Data segment >>

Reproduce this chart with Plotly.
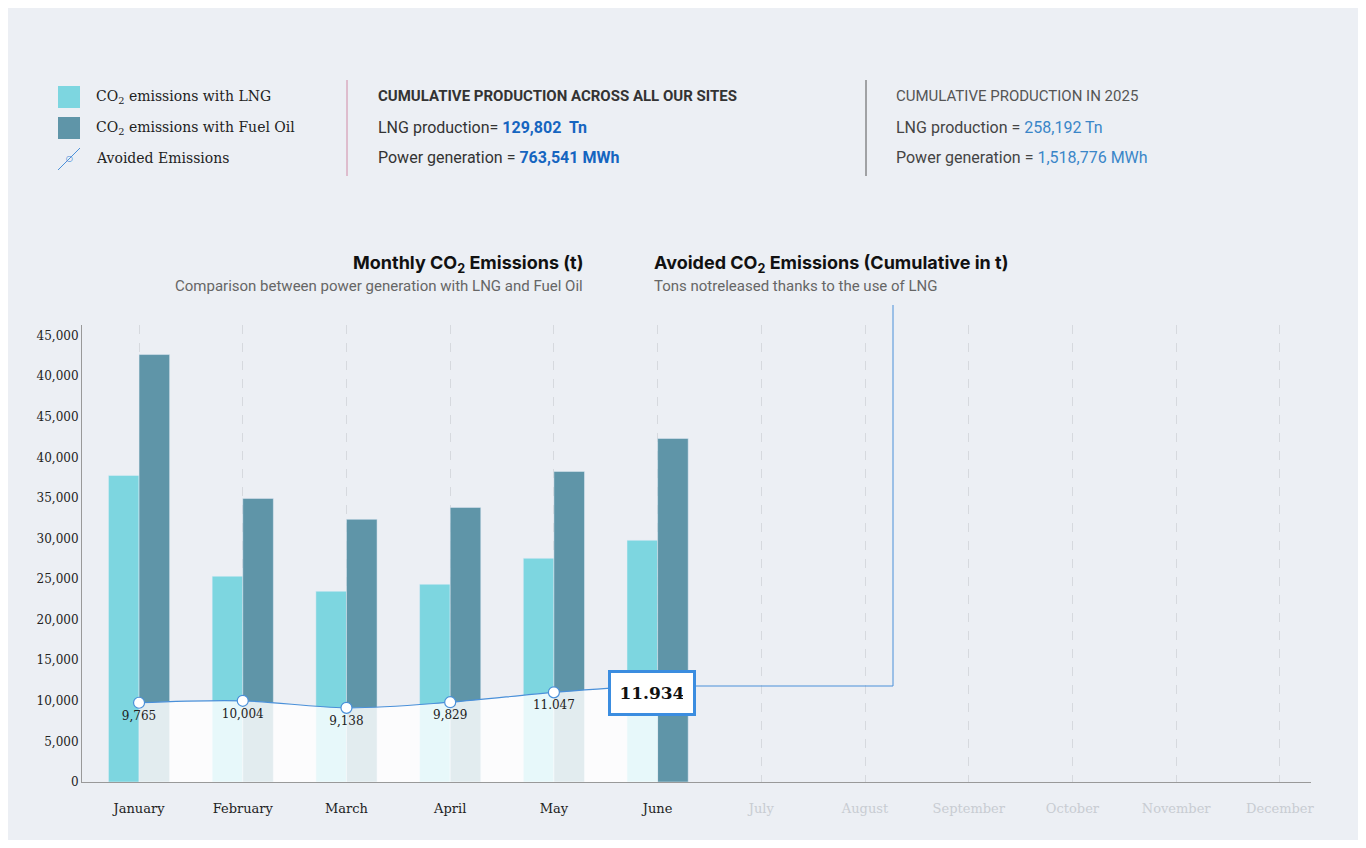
import plotly.graph_objects as go

months = ["January", "February", "March", "April", "May", "June", "July",
          "August", "September", "October", "November", "December"]
lng = [37770, 25350, 23500, 24360, 27560, 29780]
fuel_oil = [52660, 34940, 32360, 33830, 38260, 42320]
avoided = [9765, 10004, 9138, 9829, 11047, 11934]
avoided_labels = ["9,765", "10,004", "9,138", "9,829", "11.047", "11.934"]
tick_vals = [0, 5000, 10000, 15000, 20000, 25000, 30000, 35000, 40000, 45000, 50000, 55000]
tick_text = ["0", "5,000", "10,000", "15,000", "20,000", "25,000", "30,000",
             "35,000", "40,000", "45,000", "40,000", "45,000"]

# page body has an 8px margin, so work in screen pixels and shift
O = 8
W, H = 1366 - 2 * O, 848 - 2 * O
L, R, T, B = 82, 1311, 325, 782


def px(x):
    return (x - L) / (R - L)


def py(y):
    return (B - y) / (B - T)


SERIF = "DejaVu Serif"
SANS = "Roboto"
BG = "#eceff4"

fig = go.Figure()
fig.add_trace(go.Bar(x=months[:6], y=lng, marker_color="#7dd6e0", name="LNG"))
fig.add_trace(go.Bar(x=months[:6], y=fuel_oil, marker_color="#5f95a8", name="Fuel Oil"))
fig.add_trace(go.Scatter(x=months[:6], y=avoided, mode="lines", line=dict(color="#4a90d9", width=1.2, shape="spline"),
                         fill="tozeroy", fillcolor="rgba(255,255,255,0.82)"))
fig.add_trace(go.Scatter(x=months[:5], y=avoided[:5], mode="markers+text", text=avoided_labels[:5],
                         textposition="bottom center", textfont=dict(family=SERIF, size=12, color="#222"),
                         marker=dict(size=11, color="white", line=dict(color="#4a90d9", width=1.2))))

tick_labels = [m if i < 6 else f"<span style='color:#c8ccd2'>{m}</span>" for i, m in enumerate(months)]
fig.update_layout(
    width=W, height=H, paper_bgcolor=BG, plot_bgcolor=BG, showlegend=False,
    margin=dict(l=L - O, r=1366 - O - R, t=T - O, b=848 - O - B, pad=0),
    barmode="group", bargap=0.41, bargroupgap=0,
    xaxis=dict(type="category", categoryorder="array", categoryarray=months,
               tickvals=months, ticktext=tick_labels, range=[-0.55, 11.3],
               showgrid=True, gridcolor="#d6d9de", griddash="dash",
               ticks="", tickfont=dict(family=SERIF, size=13, color="#222"),
               showline=True, linecolor="#999", ticklabelstandoff=14),
    yaxis=dict(range=[0, 56300], tickvals=tick_vals, ticktext=tick_text, showgrid=False,
               tickfont=dict(family=SERIF, size=12, color="#222"), showline=True, linecolor="#999",
               ticks="", zeroline=False),
)

ann = []
shp = []


def text(x, y, s, size=14, color="#222", family=SANS, anchor="left"):
    ann.append(dict(x=px(x), y=py(y), xref="paper", yref="paper", text=s, showarrow=False,
                    xanchor=anchor, yanchor="middle", font=dict(size=size, color=color, family=family)))


def line(x0, y0, x1, y1, color, width=1):
    shp.append(dict(type="line", xref="paper", yref="paper", x0=px(x0), x1=px(x1), y0=py(y0), y1=py(y1),
                    line=dict(color=color, width=width)))


# legend
shp.append(dict(type="rect", xref="paper", yref="paper", x0=px(58), x1=px(80), y0=py(86), y1=py(108),
                fillcolor="#7dd6e0", line_width=0))
shp.append(dict(type="rect", xref="paper", yref="paper", x0=px(58), x1=px(80), y0=py(117), y1=py(139),
                fillcolor="#5f95a8", line_width=0))
text(94, 97, "CO<sub>2</sub> emissions with LNG", 14, "#222", SERIF)
text(94, 128, "CO<sub>2</sub> emissions with Fuel Oil", 14, "#222", SERIF)
text(94, 158, "Avoided Emissions", 14, "#222", SERIF)
line(58, 170, 80, 148, "#4a90d9")
text(69, 158, "○", 14, "#4a90d9", SANS, "center")
line(347, 80, 347, 176, "#d08aa6")
line(866, 80, 866, 176, "#555")
text(376, 96, "<b>CUMULATIVE PRODUCTION ACROSS ALL OUR SITES</b>", 15, "#333")
text(376, 127, "LNG production= <b><span style='color:#1565c0'>129,802  Tn</span></b>", 16, "#333")
text(376, 158, "Power generation = <b><span style='color:#1565c0'>763,541 MWh</span></b>", 16, "#333")
text(894, 96, "CUMULATIVE PRODUCTION IN 2025", 15, "#555")
text(894, 127, "LNG production = <span style='color:#3a86c8'>258,192 Tn</span>", 16, "#444")
text(894, 158, "Power generation = <span style='color:#3a86c8'>1,518,776 MWh</span>", 16, "#444")

# chart titles
text(585, 264, "<b>Monthly CO<sub>2</sub> Emissions (t)</b>", 18, "#111", "Inter", "right")
text(585, 286, "Comparison between power generation with LNG and Fuel Oil", 15, "#666", SANS, "right")
text(652, 264, "<b>Avoided CO<sub>2</sub> Emissions (Cumulative in t)</b>", 18, "#111", "Inter")
text(652, 286, "Tons notreleased thanks to the use of LNG", 15, "#666", SANS)

# callout
line(694, 686, 893, 686, "#4a90d9")
line(893, 686, 893, 305, "#4a90d9")
ann.append(dict(x="June", y=avoided[5], xref="x", yref="y", xshift=-6, yshift=-8,
                text="<b>" + avoided_labels[5] + "</b>",
                showarrow=False, font=dict(family=SERIF, size=17, color="#111"), bgcolor="white",
                bordercolor="#3b8de0", borderwidth=3, borderpad=10, width=62))

fig.update_layout(annotations=ann, shapes=shp)
fig.write_html("out.html")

Written problem >> Print the data above verbatim from the first line through the line holding "import plotly.graph_objects as go", leaving every picture out.

Solved exercise >>
Reproduce this chart with Plotly.
import plotly.graph_objects as go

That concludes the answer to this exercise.